Actually, I'm helping a small software shop on their Scrum Implementation. Recently the Scrum Master reported me that he has a problem because the Team is working Over Time to achieve the Scope (Committed Backlog). So they have an Unreal Velocity.
My formal question(s) is / are:
- Apart from speaking about on the Retrospective Meeting; do you think that is a good idea to implement some hard-blocks to avoid Over Time?
If so, what techniques / tools do you suggest?
- Revision Control system (SVN, GIT, HG, etc...), blocks by hours (8 to 5)
- Work station blocks by hours (8 to 5) or cumulative hours (up to 8 hrs/day)?
- Other(s)...
Or, maybe, do not hard-block this kind of things; but implement some "Penalty System" for Unjustified Extra Hours?

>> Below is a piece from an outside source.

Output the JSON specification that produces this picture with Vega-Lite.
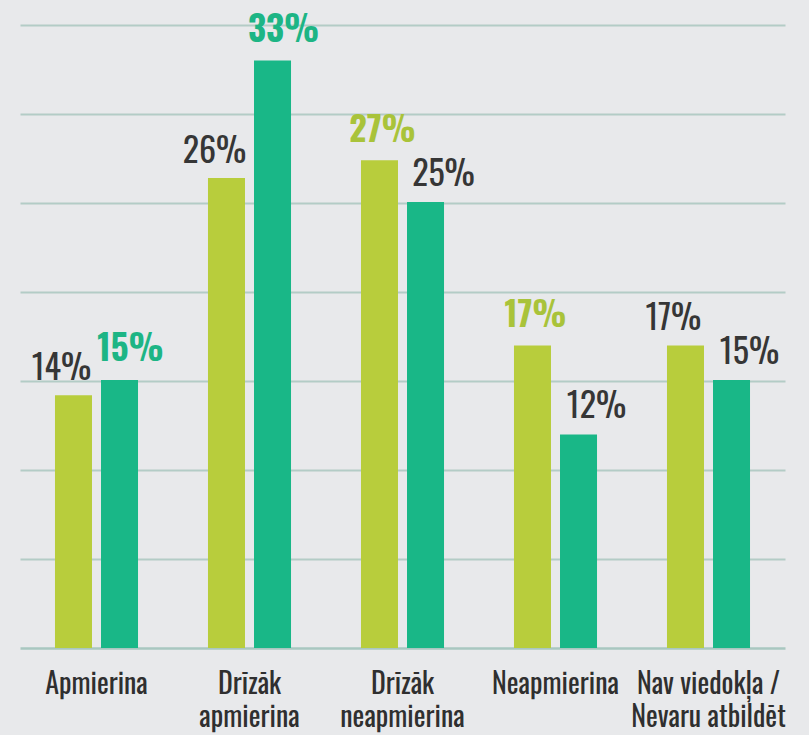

First: Tks all for your fast responses.
@Baqueta (and others with similar questions): No they are not been paid for Extra Hours. My first advise to them was to review their estimates because maybe they were underestimating. This was my favorite advise:
If they have an interest in working overtime, remove it. Development isn't something you can do for 60 hours a week and stay productive, and there are numerous studies out there that prove this. If overtime pay is the issue, get rid of it and improve their base pay so they're getting what they're worth.
Also, I think that the root problem (for this team), is a combination of the following:
- The developers are being told what they must achieve in a sprint/aren't being consulted on what's achievable/are being ignored when they say there's too much work.
- The developers are consistently underestimating how much time tasks will take/how many units of work are involved in each task.
Summary: I'll talk to the Team to review their estimates, and with the P.O. because I feel that they are not being consulted about the scope, as you mentioned.